## Problem requirements
Find each line holding the word "matplotlib" and give the total alone.

-- START --

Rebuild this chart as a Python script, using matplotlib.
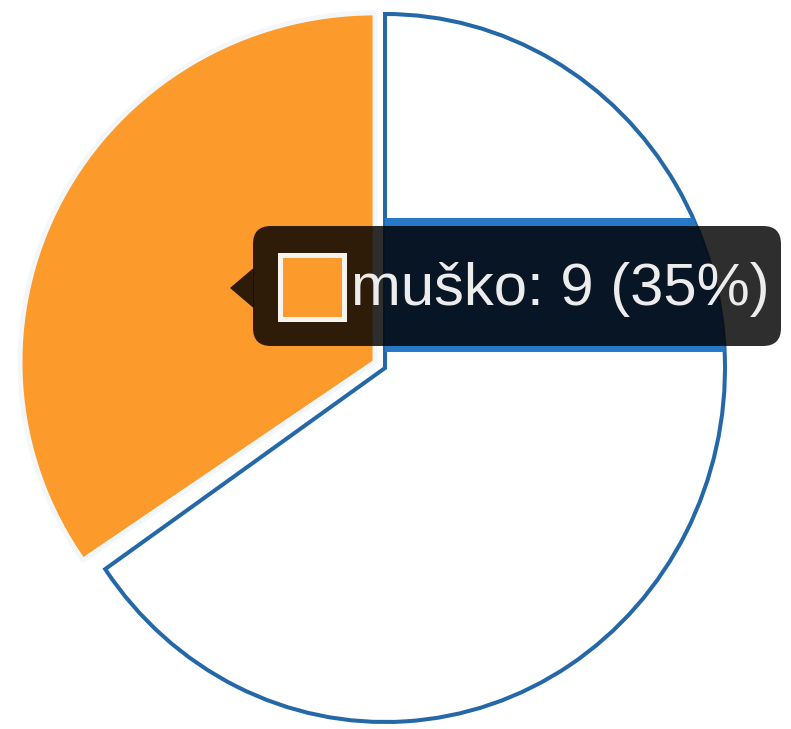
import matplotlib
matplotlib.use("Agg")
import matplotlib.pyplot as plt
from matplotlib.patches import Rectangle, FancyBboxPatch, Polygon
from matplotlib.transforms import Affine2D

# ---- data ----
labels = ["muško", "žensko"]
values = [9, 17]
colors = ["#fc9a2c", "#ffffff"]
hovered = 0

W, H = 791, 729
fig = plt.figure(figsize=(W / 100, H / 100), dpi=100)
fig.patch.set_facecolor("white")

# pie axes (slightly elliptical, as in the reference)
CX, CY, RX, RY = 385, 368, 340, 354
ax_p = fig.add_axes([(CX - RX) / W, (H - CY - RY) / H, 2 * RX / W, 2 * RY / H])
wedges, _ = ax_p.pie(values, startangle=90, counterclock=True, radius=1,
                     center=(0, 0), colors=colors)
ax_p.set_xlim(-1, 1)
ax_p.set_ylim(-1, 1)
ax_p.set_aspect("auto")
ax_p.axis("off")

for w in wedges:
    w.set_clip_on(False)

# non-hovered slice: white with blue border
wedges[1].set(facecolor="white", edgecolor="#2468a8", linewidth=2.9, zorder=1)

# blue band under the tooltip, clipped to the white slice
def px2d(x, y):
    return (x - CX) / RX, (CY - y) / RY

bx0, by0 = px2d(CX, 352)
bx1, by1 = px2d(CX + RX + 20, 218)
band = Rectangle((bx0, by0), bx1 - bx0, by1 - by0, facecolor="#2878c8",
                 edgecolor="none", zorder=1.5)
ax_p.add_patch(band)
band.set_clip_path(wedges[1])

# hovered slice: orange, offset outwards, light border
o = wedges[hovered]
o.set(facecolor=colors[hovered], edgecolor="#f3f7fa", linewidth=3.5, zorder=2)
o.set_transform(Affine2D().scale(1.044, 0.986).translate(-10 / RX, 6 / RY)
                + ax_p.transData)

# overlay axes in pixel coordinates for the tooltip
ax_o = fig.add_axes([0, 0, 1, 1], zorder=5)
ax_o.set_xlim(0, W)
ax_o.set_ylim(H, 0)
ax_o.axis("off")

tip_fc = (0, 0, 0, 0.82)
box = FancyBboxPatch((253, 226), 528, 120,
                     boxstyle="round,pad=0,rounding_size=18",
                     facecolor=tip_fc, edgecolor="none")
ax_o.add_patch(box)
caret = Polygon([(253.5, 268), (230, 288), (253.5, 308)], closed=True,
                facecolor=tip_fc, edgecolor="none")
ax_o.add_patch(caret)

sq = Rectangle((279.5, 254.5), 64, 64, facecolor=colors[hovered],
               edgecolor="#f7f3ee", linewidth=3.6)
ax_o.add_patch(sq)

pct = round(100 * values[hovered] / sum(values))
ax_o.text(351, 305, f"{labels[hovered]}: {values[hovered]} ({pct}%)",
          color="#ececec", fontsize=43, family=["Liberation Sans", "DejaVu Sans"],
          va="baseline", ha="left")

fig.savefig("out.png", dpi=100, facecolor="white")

-- END --

## Output below
6